Ala Moana State Park

Ala Moana State Park is a 76 acre, mile-long, free public beach park just west of Waikiki. It has been called “quite possibly America’s best urban beach.” It has gold sand and calm water, popular for swimming, body boarding and surfing. With grassy lawns and palm and banyan trees for shade, this is a beach for everyone, whether you want to swim, sun bathe, picnic, play tennis, ride a bike, in-line skate, or use the jogging trails. There are lots of facilities here, including restrooms, showers, picnic tables, and concession stands.

Island Divers Hawaii

Learning how to scuba dive off the coast of Oahu is the specialty of Island Divers. They will teach beginners with introductory dives that start in a pool under the supervision of professional diver/instructors. In fact, theirs is the only scuba school on the island of Oahu with a pool on location. Island Divers Discover Scuba Diving program includes a pool session and two full-length dives at two different dive sites. The dives reach 40 feet and lasts for 40 minutes. The cost of the instruction in the pool, transportation, use of scuba equipment, and boat dives to two Oahu reefs is $175. Participants need to be 12 years or older and in good health. Island Divers offer other dive packages for more experienced scuba divers, including scuba certification and boat charters.

Hawaii Kai Shopping Center,
377 Keahole Street, Honolulu, HI 96825

Kapiolani Park

The “Merrie Monarch,” King David Kalakaua created Kapiolani Park in 1877, naming after it after his wife, Queen Kapiolani.

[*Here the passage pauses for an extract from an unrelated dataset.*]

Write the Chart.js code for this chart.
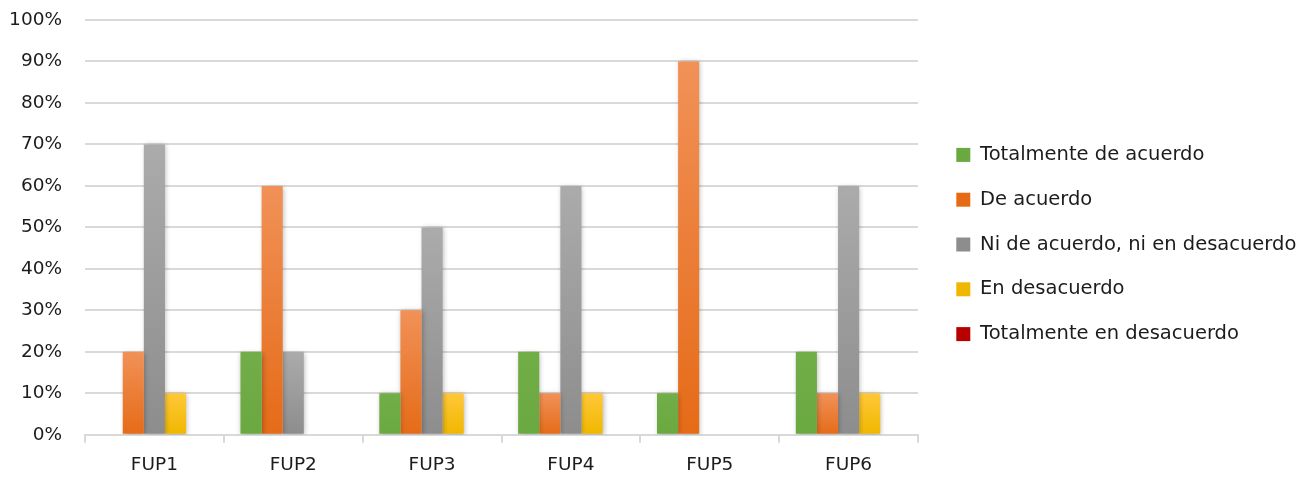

This is really a people’s park, with something to do for just about everyone. With tennis courts, and rugby and soccer fields, big, open green expanses to fly kites and throw Frisbees, jogging paths and exercise stations, and ample picnic areas, there would be plenty to do without having both the Honolulu Zoo and the Waikiki Aquarium on the same grounds. The Waikiki Shell also provides a venue for concerts in the park. The Royal Hawaiian Band, originally founded by King Kamehameha III, plays in the park bandstand every Sunday from 2-3 p.m. It is the only full-time municipal band in the United States today.